The fact is that Switzerland has the means to win a medal in every discipline in Val d'Isère. The countdown starts in Wengen.
swissinfo, based on an article in French by Samuel Jaberg
The Lauberhorn events
The 79th International Lauberhorn Ski Races take place from January 16 – 18 in Wengen in the Bernese Oberland. The races include a super combined (downhill and slalom), the downhill and a slalom.
The Lauberhorn downhill and the Streif in Kitzbühel are the two classics on the ski calendar. The Lauberhorn is the equivalent of what Wimbledon is for tennis, Monte Carlo for Formula 1 and Paris-Roubaix for cycling.
The skiing weekend, with the Eiger, Mönch and Jungfrau in the background, is important for promoting tourism in the Bernese Oberland region.
In 2008, the Lauberhorn downhill attracted the most TV viewers in Switzerland after the Euro 2008 football championships.

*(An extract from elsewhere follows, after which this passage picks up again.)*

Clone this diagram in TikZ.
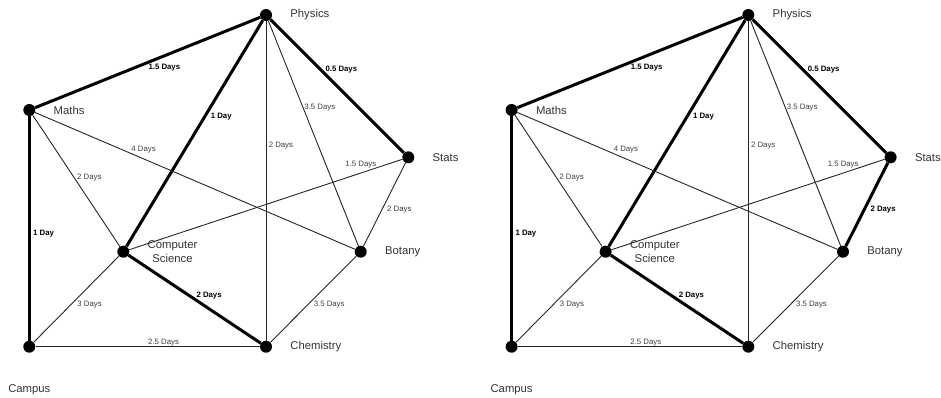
\documentclass[tikz,border=0pt]{standalone}
\usepackage{fontspec}
\setmainfont{Liberation Sans}
\tikzset{
  dot/.style={circle,fill=black,inner sep=0pt,minimum size=12pt},
  nlab/.style={text=black!80,inner sep=0pt,font=\fontsize{11.3}{13.3}\selectfont,align=center},
  thinedge/.style={draw=black!85,line width=0.9pt},
  thickedge/.style={draw=black,line width=3pt},
  thinlbl/.style={anchor=west,inner sep=0pt,text=black!75,font=\fontsize{7.8}{9}\selectfont},
  thicklbl/.style={anchor=west,inner sep=0pt,text=black,font=\bfseries\fontsize{7.8}{9}\selectfont},
}
\newcommand\studygraph[4]{%
\begin{scope}[xshift=#2]
  \node[dot,label={[nlab]right:Physics}] (#1phy) at (266,15) {};
  \node[dot,label={[nlab]right:Maths}] (#1mat) at (29.3,110) {};
  \node[dot,label={[nlab]right:Stats}] (#1sta) at (408.3,157.3) {};
  \node[dot,label={[nlab]right:Computer\\Science}] (#1com) at (123.3,251.7) {};
  \node[dot,label={[nlab]right:Botany}] (#1bot) at (360.7,251.7) {};
  \node[dot,label={[nlab,label distance=31pt]below:Campus}] (#1cam) at (29.3,346.7) {};
  \node[dot,label={[nlab]right:Chemistry}] (#1che) at (266,346.7) {};
  \draw[thickedge] (#1mat) -- (#1phy) node[thicklbl] at (147,67.3) {1.5 Days};
  \draw[thickedge] (#1phy) -- (#1com) node[thicklbl] at (209.3,116.7) {1 Day};
  \draw[thinedge] (#1phy) -- (#1che) node[thinlbl] at (268.3,145.3) {2 Days};
  \draw[thinedge] (#1phy) -- (#1bot) node[thinlbl] at (304,107.3) {3.5 Days};
  \draw[thickedge] (#1phy) -- (#1sta) node[thicklbl] at (324,69.3) {0.5 Days};
  \draw[thinedge] (#1sta) -- (#1com) node[thinlbl] at (345,164.3) {1.5 Days};
  \draw[thinedge] (#1mat) -- (#1bot) node[thinlbl] at (131,149.3) {4 Days};
  \draw[thinedge] (#1mat) -- (#1com) node[thinlbl] at (76.7,177.3) {2 Days};
  \draw[thickedge] (#1mat) -- (#1cam) node[thicklbl] at (31.7,233.3) {1 Day};
  \draw[thinedge] (#1com) -- (#1cam) node[thinlbl] at (77,304.3) {3 Days};
  \draw[thickedge] (#1com) -- (#1che) node[thicklbl] at (195,295.3) {2 Days};
  \draw[thinedge] (#1cam) -- (#1che) node[thinlbl] at (147.7,342.7) {2.5 Days};
  \draw[#3] (#1sta) -- (#1bot) node[#4] at (386.7,209.3) {2 Days};
  \draw[thinedge] (#1bot) -- (#1che) node[thinlbl] at (313.3,304.3) {3.5 Days};
\end{scope}}
\begin{document}
\begin{tikzpicture}[x=1pt,y=-1pt,label distance=18pt]
  \useasboundingbox (0,0) rectangle (941,397);
  \fill[white] (0,0) rectangle (941,397);
  \studygraph{L}{0pt}{thinedge}{thinlbl}
  \studygraph{R}{482.3pt}{thickedge}{thicklbl}
\end{tikzpicture}
\end{document}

More than one million people watched it.
The last Swiss to win the downhill was the Bernese skier Bruno Kernen in 2003.
Born in 1974, Cuche lives in Les Bugnenets in canton Neuchâtel.
He has eight victories in his World Cup career...
Downhill: Kitzbühel in 1998, Garmisch in 2004, Kvitfjell in 2002 and Kitzbühel in 2008.
Super-G: Altenmarkt in 2002, Beaver Creek in 2002 and Val Gardena in 2007.
Giant slalom: Adelboden in 2002.
In 15 World Cup seasons, he has climbed on the podium 44 times. For the past two years he has received the crystal globe that is awarded to the season's best downhill skier.
Cuche also won a silver medal at the Olympic Games (Super-G at Nagano in 1998) as well as a bronze medal in the giant slalom at the World Championships at Åre in 2007.